Ms. Bagchi, pointed towards the issue of brexit and asked the panel whether the policy recommendation for opportunity might work in similar way post Brexit. On this Mr. Cullen remarked that post Brexit, the position of EU remains unchanged with regards to attract Indians to migrate. It doesn’t desire to alter dialogue or cooperation. Mr Gupta added that what is important at this point of time is to create public awareness. There has to public awareness about the opportunities which lies in EU.

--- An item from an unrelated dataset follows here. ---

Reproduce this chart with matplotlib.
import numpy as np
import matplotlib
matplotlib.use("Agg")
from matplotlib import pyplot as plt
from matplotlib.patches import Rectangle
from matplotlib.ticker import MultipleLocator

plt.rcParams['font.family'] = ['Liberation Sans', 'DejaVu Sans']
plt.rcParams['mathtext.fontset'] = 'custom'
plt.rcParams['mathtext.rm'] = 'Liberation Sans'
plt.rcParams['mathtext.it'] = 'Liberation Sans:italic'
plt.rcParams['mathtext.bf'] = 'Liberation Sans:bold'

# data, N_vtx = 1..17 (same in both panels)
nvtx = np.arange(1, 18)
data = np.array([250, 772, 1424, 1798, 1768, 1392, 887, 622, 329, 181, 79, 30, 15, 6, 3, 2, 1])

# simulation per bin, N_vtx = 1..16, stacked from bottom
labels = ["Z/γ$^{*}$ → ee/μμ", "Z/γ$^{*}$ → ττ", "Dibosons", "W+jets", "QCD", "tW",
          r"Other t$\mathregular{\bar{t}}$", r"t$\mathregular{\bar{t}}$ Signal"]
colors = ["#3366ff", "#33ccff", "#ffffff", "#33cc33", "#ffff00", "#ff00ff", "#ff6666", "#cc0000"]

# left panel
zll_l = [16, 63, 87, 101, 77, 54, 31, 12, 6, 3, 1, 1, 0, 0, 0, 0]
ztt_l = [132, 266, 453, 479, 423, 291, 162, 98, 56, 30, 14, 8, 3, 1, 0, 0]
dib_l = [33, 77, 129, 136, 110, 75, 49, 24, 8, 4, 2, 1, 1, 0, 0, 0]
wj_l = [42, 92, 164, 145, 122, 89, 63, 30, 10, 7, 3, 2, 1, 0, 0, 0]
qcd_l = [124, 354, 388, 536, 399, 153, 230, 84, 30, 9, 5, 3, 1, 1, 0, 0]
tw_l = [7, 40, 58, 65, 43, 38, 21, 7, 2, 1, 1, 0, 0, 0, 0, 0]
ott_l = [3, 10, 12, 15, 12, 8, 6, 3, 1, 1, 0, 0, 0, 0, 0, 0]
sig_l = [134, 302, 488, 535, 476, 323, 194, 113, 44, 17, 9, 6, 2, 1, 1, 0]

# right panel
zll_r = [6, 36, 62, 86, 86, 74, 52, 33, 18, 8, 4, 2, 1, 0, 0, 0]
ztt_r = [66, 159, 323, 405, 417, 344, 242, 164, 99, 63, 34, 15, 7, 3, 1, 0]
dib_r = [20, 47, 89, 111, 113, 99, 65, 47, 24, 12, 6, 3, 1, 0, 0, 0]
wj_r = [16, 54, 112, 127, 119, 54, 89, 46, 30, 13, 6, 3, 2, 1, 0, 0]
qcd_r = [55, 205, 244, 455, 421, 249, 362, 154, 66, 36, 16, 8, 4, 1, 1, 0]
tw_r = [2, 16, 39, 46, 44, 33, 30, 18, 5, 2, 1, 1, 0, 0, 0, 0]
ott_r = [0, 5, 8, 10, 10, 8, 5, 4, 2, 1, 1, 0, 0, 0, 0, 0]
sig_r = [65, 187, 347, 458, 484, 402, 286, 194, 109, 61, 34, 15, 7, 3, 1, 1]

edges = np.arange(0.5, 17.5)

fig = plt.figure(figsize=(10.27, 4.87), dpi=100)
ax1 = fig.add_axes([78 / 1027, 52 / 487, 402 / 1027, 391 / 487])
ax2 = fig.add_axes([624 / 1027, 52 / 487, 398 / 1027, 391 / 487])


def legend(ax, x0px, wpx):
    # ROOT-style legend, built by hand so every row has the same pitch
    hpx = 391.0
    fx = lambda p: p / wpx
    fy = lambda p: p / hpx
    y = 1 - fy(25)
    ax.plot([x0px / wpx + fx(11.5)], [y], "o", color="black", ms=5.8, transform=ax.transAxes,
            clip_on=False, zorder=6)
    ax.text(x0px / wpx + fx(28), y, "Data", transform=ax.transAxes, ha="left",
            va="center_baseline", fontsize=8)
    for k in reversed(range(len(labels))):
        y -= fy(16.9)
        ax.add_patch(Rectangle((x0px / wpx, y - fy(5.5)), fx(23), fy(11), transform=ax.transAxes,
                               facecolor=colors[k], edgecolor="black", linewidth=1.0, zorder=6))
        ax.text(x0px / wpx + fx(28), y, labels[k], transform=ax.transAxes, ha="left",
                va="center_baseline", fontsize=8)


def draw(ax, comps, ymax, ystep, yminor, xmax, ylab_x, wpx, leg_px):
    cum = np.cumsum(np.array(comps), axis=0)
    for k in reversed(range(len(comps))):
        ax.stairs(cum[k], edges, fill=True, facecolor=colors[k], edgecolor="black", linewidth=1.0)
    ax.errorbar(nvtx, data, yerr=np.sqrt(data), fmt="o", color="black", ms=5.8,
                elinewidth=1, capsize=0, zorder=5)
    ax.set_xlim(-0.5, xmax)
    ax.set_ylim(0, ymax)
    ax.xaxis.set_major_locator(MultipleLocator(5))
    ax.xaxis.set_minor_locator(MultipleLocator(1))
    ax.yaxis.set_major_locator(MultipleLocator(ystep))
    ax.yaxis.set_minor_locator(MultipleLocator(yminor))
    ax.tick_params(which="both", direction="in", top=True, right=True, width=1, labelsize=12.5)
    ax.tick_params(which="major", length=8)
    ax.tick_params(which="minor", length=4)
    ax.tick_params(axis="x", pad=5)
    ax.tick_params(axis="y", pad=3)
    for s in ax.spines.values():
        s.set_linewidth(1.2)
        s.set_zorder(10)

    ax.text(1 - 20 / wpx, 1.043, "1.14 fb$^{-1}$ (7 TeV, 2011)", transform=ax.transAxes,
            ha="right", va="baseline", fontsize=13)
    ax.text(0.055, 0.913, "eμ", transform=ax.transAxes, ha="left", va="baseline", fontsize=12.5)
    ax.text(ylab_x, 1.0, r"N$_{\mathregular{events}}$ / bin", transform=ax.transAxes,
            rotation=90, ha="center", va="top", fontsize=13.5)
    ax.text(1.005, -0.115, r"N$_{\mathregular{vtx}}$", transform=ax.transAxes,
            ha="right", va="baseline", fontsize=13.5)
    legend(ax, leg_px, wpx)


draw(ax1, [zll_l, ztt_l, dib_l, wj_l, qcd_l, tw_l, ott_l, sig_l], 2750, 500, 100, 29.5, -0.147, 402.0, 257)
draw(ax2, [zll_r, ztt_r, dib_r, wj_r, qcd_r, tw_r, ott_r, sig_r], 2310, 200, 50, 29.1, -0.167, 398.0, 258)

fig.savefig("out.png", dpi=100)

On issues of visas, Ms. Bagchi discussed on what can be done to solve it. Dr. Rupa answered that change in visa policy may not make changes in the significant way. The major issue with regards to student migration has been that of funding. Earlier EU universities were tuition fee exempted. But this is not the case anymore. Moreover, post Brexit, there has been a climate of uncertainty. Earlier UK was looked upon as a gateway towards Europe but now the situation is different. It’s true that diaspora is an untapped asset. They have a long engagement at individual level but it does not build up at large level

Ms. Bagchi probed into some concrete policy intervention which can be made by government from both sides. Dr. Rupa mentioned that nothing moves forward without data and research. Therefore, ground reality needs to be studies. Mr. Manish said that there needs to be holistic approach which takes into consideration the legal challenges and other mutual concerns. Mr. Chatterjee added that mutual recognition is the most important thing. Ms. Ford, further added that collaboration between policy makers and business must be there. This can be done through internship, exchange program etc. Mr. Cullen said that there needs to be knowledge based training and assistance for migration. Along with that EU has increased the number of visas to the Indian.

The session concluded by opening the stage for discussion and remarks.